* [Aim] Give back the full listing verbatim, apart from its images.

-- begin Collected data --

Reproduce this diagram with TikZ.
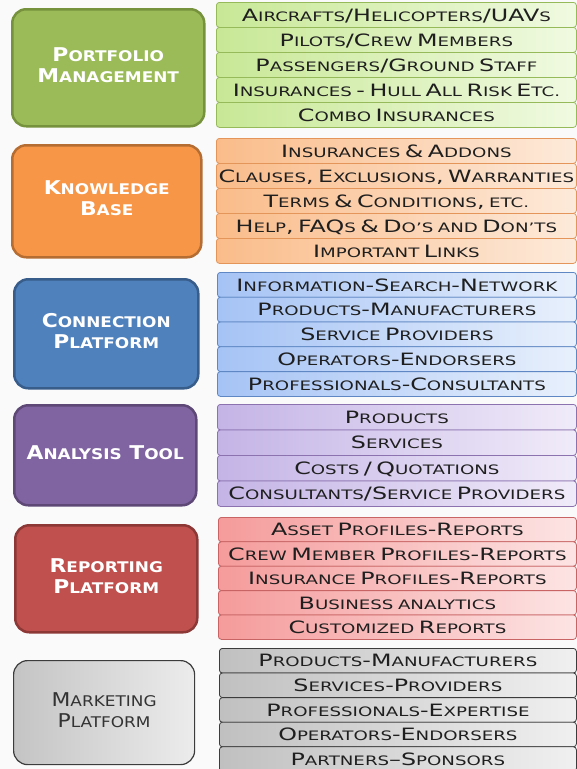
\documentclass[tikz,border=0pt]{standalone}
\usepackage{fontspec}
\setmainfont{DejaVu Sans}
\usepackage{graphicx}
\def\smsz{13}
\newcommand\sm[1]{{\fontsize{\smsz}{\smsz}\selectfont #1}}
\newcommand\listfont{\fontsize{17}{20}\selectfont\def\smsz{13}\spaceskip=3.2pt plus 0pt minus 0pt\relax}
\newcommand\lblfont{\bfseries\fontsize{19}{21}\selectfont\def\smsz{14.7}}
\newcommand\hstr[2]{\scalebox{#1}[1]{#2}}
\newcommand\lbl[1]{\hstr{1.15}{\begin{tabular}{@{}c@{}}#1\end{tabular}}}
\definecolor{bgc}{RGB}{250,250,251}
\definecolor{gF}{RGB}{155,187,89}\definecolor{gB}{RGB}{118,146,60}
\definecolor{gL}{RGB}{200,232,150}\definecolor{gR}{RGB}{240,250,225}\definecolor{gD}{RGB}{150,185,90}
\definecolor{oF}{RGB}{247,150,70}\definecolor{oB}{RGB}{182,109,49}
\definecolor{oL}{RGB}{250,188,138}\definecolor{oR}{RGB}{253,234,218}\definecolor{oD}{RGB}{228,150,90}
\definecolor{bF}{RGB}{79,129,189}\definecolor{bB}{RGB}{56,93,138}
\definecolor{bL}{RGB}{165,195,245}\definecolor{bR}{RGB}{232,240,252}\definecolor{bD}{RGB}{95,135,195}
\definecolor{pF}{RGB}{128,100,162}\definecolor{pB}{RGB}{93,72,118}
\definecolor{pL}{RGB}{196,180,230}\definecolor{pR}{RGB}{240,235,249}\definecolor{pD}{RGB}{140,115,175}
\definecolor{rF}{RGB}{192,80,77}\definecolor{rB}{RGB}{140,56,54}
\definecolor{rL}{RGB}{245,155,155}\definecolor{rR}{RGB}{253,228,228}\definecolor{rD}{RGB}{200,100,100}
\definecolor{kL}{RGB}{192,192,192}\definecolor{kR}{RGB}{240,240,240}\definecolor{kB}{RGB}{60,60,60}
\definecolor{mL}{RGB}{196,196,196}\definecolor{mR}{RGB}{236,236,236}
\tikzset{
  lbox/.style n args={3}{draw=#2, fill=#1, line width=2.5pt, rounded corners=14pt,
    anchor=north west, inner sep=0pt, text=#3, font=\lblfont},
  lrow/.style n args={3}{draw=#1, left color=#2, right color=#3, rounded corners=3pt,
    line width=0.8pt, anchor=north west, inner sep=0pt, text height=12.4pt,
    text depth=0pt, text=black!88, font=\listfont}
}
\begin{document}
\begin{tikzpicture}[x=1pt,y=-1pt]
\useasboundingbox (0,0) rectangle (577,769);
\fill[bgc] (0,0) rectangle (577,769);
% ---------- group 1
\node[lbox={gF}{gB}{white}, minimum width=192pt, minimum height=117pt] (pm) at (11,8)
  {\lbl{P\sm{ORTFOLIO}\\M\sm{ANAGEMENT}}};
\foreach \t [count=\i] in {A\sm{IRCRAFTS}/H\sm{ELICOPTERS}/UAV\sm{S},
  P\sm{ILOTS}/C\sm{REW} M\sm{EMBERS},
  P\sm{ASSENGERS}/G\sm{ROUND} S\sm{TAFF},
  I\sm{NSURANCES} - H\sm{ULL} A\sm{LL} R\sm{ISK} E\sm{TC.},
  C\sm{OMBO} I\sm{NSURANCES}}
  \node[lrow={gD}{gL}{gR}, minimum width=360pt, minimum height=25pt] (pm-\i)
    at (216,{2+(\i-1)*25}) {\hstr{1.4}{\t}};
% ---------- group 2
\node[lbox={oF}{oB}{white}, minimum width=189pt, minimum height=112pt] (kb) at (11,144)
  {\lbl{K\sm{NOWLEDGE}\\B\sm{ASE}}};
\foreach \t [count=\i] in {I\sm{NSURANCES} \& A\sm{DDONS},
  {C\sm{LAUSES}, E\sm{XCLUSIONS}, W\sm{ARRANTIES}},
  {T\sm{ERMS} \& C\sm{ONDITIONS}, \sm{ETC.}},
  {H\sm{ELP}, FAQ\sm{S} \& D\sm{O'S AND} D\sm{ON'TS}},
  I\sm{MPORTANT} L\sm{INKS}}
  \node[lrow={oD}{oL}{oR}, minimum width=360pt, minimum height=25pt] (kb-\i)
    at (216,{138+(\i-1)*25}) {\hstr{1.4}{\t}};
% ---------- group 3
\node[lbox={bF}{bB}{white}, minimum width=184pt, minimum height=109pt] (cp) at (13,278)
  {\lbl{C\sm{ONNECTION}\\P\sm{LATFORM}}};
\foreach \t [count=\i] in {I\sm{NFORMATION}-S\sm{EARCH}-N\sm{ETWORK},
  P\sm{RODUCTS}-M\sm{ANUFACTURERS},
  S\sm{ERVICE} P\sm{ROVIDERS},
  O\sm{PERATORS}-E\sm{NDORSERS},
  P\sm{ROFESSIONALS}-C\sm{ONSULTANTS}}
  \node[lrow={bD}{bL}{bR}, minimum width=359pt, minimum height=24.8pt] (cp-\i)
    at (217,{272+(\i-1)*24.8}) {\hstr{1.4}{\t}};
% ---------- group 4
\node[lbox={pF}{pB}{white}, minimum width=182pt, minimum height=100pt] (at) at (13,404)
  {\lbl{A\sm{NALYSIS} T\sm{OOL}}};
\foreach \t [count=\i] in {P\sm{RODUCTS},
  S\sm{ERVICES},
  C\sm{OSTS} / Q\sm{UOTATIONS},
  C\sm{ONSULTANTS}/S\sm{ERVICE} P\sm{ROVIDERS}}
  \node[lrow={pD}{pL}{pR}, minimum width=359pt, minimum height=25.5pt] (at-\i)
    at (217,{404+(\i-1)*25.5}) {\hstr{1.4}{\t}};
% ---------- group 5
\node[lbox={rF}{rB}{white}, minimum width=182pt, minimum height=107pt] (rp) at (14,524)
  {\lbl{R\sm{EPORTING}\\P\sm{LATFORM}}};
\foreach \t [count=\i] in {A\sm{SSET} P\sm{ROFILES}-R\sm{EPORTS},
  C\sm{REW} M\sm{EMBER} P\sm{ROFILES}-R\sm{EPORTS},
  I\sm{NSURANCE} P\sm{ROFILES}-R\sm{EPORTS},
  B\sm{USINESS ANALYTICS},
  C\sm{USTOMIZED} R\sm{EPORTS}}
  \node[lrow={rD}{rL}{rR}, minimum width=358pt, minimum height=24.4pt] (rp-\i)
    at (218,{517+(\i-1)*24.4}) {\hstr{1.4}{\t}};
% ---------- group 6
\node[lbox={mL}{kB}{black!80}, left color=mL, right color=mR, line width=1.2pt,
  minimum width=181pt, minimum height=104pt, font=\fontsize{19}{21}\selectfont\def\smsz{14.7}] (mp) at (13,660)
  {\lbl{M\sm{ARKETING}\\P\sm{LATFORM}}};
\foreach \t [count=\i] in {P\sm{RODUCTS}-M\sm{ANUFACTURERS},
  S\sm{ERVICES}-P\sm{ROVIDERS},
  P\sm{ROFESSIONALS}-E\sm{XPERTISE},
  O\sm{PERATORS}-E\sm{NDORSERS},
  P\sm{ARTNERS}--S\sm{PONSORS}}
  \node[lrow={kB}{kL}{kR}, minimum width=357pt, minimum height=24.6pt] (mp-\i)
    at (219,{648+(\i-1)*24.6}) {\hstr{1.4}{\t}};
\end{tikzpicture}
\end{document}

-- end Collected data --

* [The output]
Reproduce this diagram with TikZ.
\documentclass[tikz,border=0pt]{standalone}
\usepackage{fontspec}
\setmainfont{DejaVu Sans}
\usepackage{graphicx}
\def\smsz{13}
\newcommand\sm[1]{{\fontsize{\smsz}{\smsz}\selectfont #1}}
\newcommand\listfont{\fontsize{17}{20}\selectfont\def\smsz{13}\spaceskip=3.2pt plus 0pt minus 0pt\relax}
\newcommand\lblfont{\bfseries\fontsize{19}{21}\selectfont\def\smsz{14.7}}
\newcommand\hstr[2]{\scalebox{#1}[1]{#2}}
\newcommand\lbl[1]{\hstr{1.15}{\begin{tabular}{@{}c@{}}#1\end{tabular}}}
\definecolor{bgc}{RGB}{250,250,251}
\definecolor{gF}{RGB}{155,187,89}\definecolor{gB}{RGB}{118,146,60}
\definecolor{gL}{RGB}{200,232,150}\definecolor{gR}{RGB}{240,250,225}\definecolor{gD}{RGB}{150,185,90}
\definecolor{oF}{RGB}{247,150,70}\definecolor{oB}{RGB}{182,109,49}
\definecolor{oL}{RGB}{250,188,138}\definecolor{oR}{RGB}{253,234,218}\definecolor{oD}{RGB}{228,150,90}
\definecolor{bF}{RGB}{79,129,189}\definecolor{bB}{RGB}{56,93,138}
\definecolor{bL}{RGB}{165,195,245}\definecolor{bR}{RGB}{232,240,252}\definecolor{bD}{RGB}{95,135,195}
\definecolor{pF}{RGB}{128,100,162}\definecolor{pB}{RGB}{93,72,118}
\definecolor{pL}{RGB}{196,180,230}\definecolor{pR}{RGB}{240,235,249}\definecolor{pD}{RGB}{140,115,175}
\definecolor{rF}{RGB}{192,80,77}\definecolor{rB}{RGB}{140,56,54}
\definecolor{rL}{RGB}{245,155,155}\definecolor{rR}{RGB}{253,228,228}\definecolor{rD}{RGB}{200,100,100}
\definecolor{kL}{RGB}{192,192,192}\definecolor{kR}{RGB}{240,240,240}\definecolor{kB}{RGB}{60,60,60}
\definecolor{mL}{RGB}{196,196,196}\definecolor{mR}{RGB}{236,236,236}
\tikzset{
  lbox/.style n args={3}{draw=#2, fill=#1, line width=2.5pt, rounded corners=14pt,
    anchor=north west, inner sep=0pt, text=#3, font=\lblfont},
  lrow/.style n args={3}{draw=#1, left color=#2, right color=#3, rounded corners=3pt,
    line width=0.8pt, anchor=north west, inner sep=0pt, text height=12.4pt,
    text depth=0pt, text=black!88, font=\listfont}
}
\begin{document}
\begin{tikzpicture}[x=1pt,y=-1pt]
\useasboundingbox (0,0) rectangle (577,769);
\fill[bgc] (0,0) rectangle (577,769);
% ---------- group 1
\node[lbox={gF}{gB}{white}, minimum width=192pt, minimum height=117pt] (pm) at (11,8)
  {\lbl{P\sm{ORTFOLIO}\\M\sm{ANAGEMENT}}};
\foreach \t [count=\i] in {A\sm{IRCRAFTS}/H\sm{ELICOPTERS}/UAV\sm{S},
  P\sm{ILOTS}/C\sm{REW} M\sm{EMBERS},
  P\sm{ASSENGERS}/G\sm{ROUND} S\sm{TAFF},
  I\sm{NSURANCES} - H\sm{ULL} A\sm{LL} R\sm{ISK} E\sm{TC.},
  C\sm{OMBO} I\sm{NSURANCES}}
  \node[lrow={gD}{gL}{gR}, minimum width=360pt, minimum height=25pt] (pm-\i)
    at (216,{2+(\i-1)*25}) {\hstr{1.4}{\t}};
% ---------- group 2
\node[lbox={oF}{oB}{white}, minimum width=189pt, minimum height=112pt] (kb) at (11,144)
  {\lbl{K\sm{NOWLEDGE}\\B\sm{ASE}}};
\foreach \t [count=\i] in {I\sm{NSURANCES} \& A\sm{DDONS},
  {C\sm{LAUSES}, E\sm{XCLUSIONS}, W\sm{ARRANTIES}},
  {T\sm{ERMS} \& C\sm{ONDITIONS}, \sm{ETC.}},
  {H\sm{ELP}, FAQ\sm{S} \& D\sm{O'S AND} D\sm{ON'TS}},
  I\sm{MPORTANT} L\sm{INKS}}
  \node[lrow={oD}{oL}{oR}, minimum width=360pt, minimum height=25pt] (kb-\i)
    at (216,{138+(\i-1)*25}) {\hstr{1.4}{\t}};
% ---------- group 3
\node[lbox={bF}{bB}{white}, minimum width=184pt, minimum height=109pt] (cp) at (13,278)
  {\lbl{C\sm{ONNECTION}\\P\sm{LATFORM}}};
\foreach \t [count=\i] in {I\sm{NFORMATION}-S\sm{EARCH}-N\sm{ETWORK},
  P\sm{RODUCTS}-M\sm{ANUFACTURERS},
  S\sm{ERVICE} P\sm{ROVIDERS},
  O\sm{PERATORS}-E\sm{NDORSERS},
  P\sm{ROFESSIONALS}-C\sm{ONSULTANTS}}
  \node[lrow={bD}{bL}{bR}, minimum width=359pt, minimum height=24.8pt] (cp-\i)
    at (217,{272+(\i-1)*24.8}) {\hstr{1.4}{\t}};
% ---------- group 4
\node[lbox={pF}{pB}{white}, minimum width=182pt, minimum height=100pt] (at) at (13,404)
  {\lbl{A\sm{NALYSIS} T\sm{OOL}}};
\foreach \t [count=\i] in {P\sm{RODUCTS},
  S\sm{ERVICES},
  C\sm{OSTS} / Q\sm{UOTATIONS},
  C\sm{ONSULTANTS}/S\sm{ERVICE} P\sm{ROVIDERS}}
  \node[lrow={pD}{pL}{pR}, minimum width=359pt, minimum height=25.5pt] (at-\i)
    at (217,{404+(\i-1)*25.5}) {\hstr{1.4}{\t}};
% ---------- group 5
\node[lbox={rF}{rB}{white}, minimum width=182pt, minimum height=107pt] (rp) at (14,524)
  {\lbl{R\sm{EPORTING}\\P\sm{LATFORM}}};
\foreach \t [count=\i] in {A\sm{SSET} P\sm{ROFILES}-R\sm{EPORTS},
  C\sm{REW} M\sm{EMBER} P\sm{ROFILES}-R\sm{EPORTS},
  I\sm{NSURANCE} P\sm{ROFILES}-R\sm{EPORTS},
  B\sm{USINESS ANALYTICS},
  C\sm{USTOMIZED} R\sm{EPORTS}}
  \node[lrow={rD}{rL}{rR}, minimum width=358pt, minimum height=24.4pt] (rp-\i)
    at (218,{517+(\i-1)*24.4}) {\hstr{1.4}{\t}};
% ---------- group 6
\node[lbox={mL}{kB}{black!80}, left color=mL, right color=mR, line width=1.2pt,
  minimum width=181pt, minimum height=104pt, font=\fontsize{19}{21}\selectfont\def\smsz{14.7}] (mp) at (13,660)
  {\lbl{M\sm{ARKETING}\\P\sm{LATFORM}}};
\foreach \t [count=\i] in {P\sm{RODUCTS}-M\sm{ANUFACTURERS},
  S\sm{ERVICES}-P\sm{ROVIDERS},
  P\sm{ROFESSIONALS}-E\sm{XPERTISE},
  O\sm{PERATORS}-E\sm{NDORSERS},
  P\sm{ARTNERS}--S\sm{PONSORS}}
  \node[lrow={kB}{kL}{kR}, minimum width=357pt, minimum height=24.6pt] (mp-\i)
    at (219,{648+(\i-1)*24.6}) {\hstr{1.4}{\t}};
\end{tikzpicture}
\end{document}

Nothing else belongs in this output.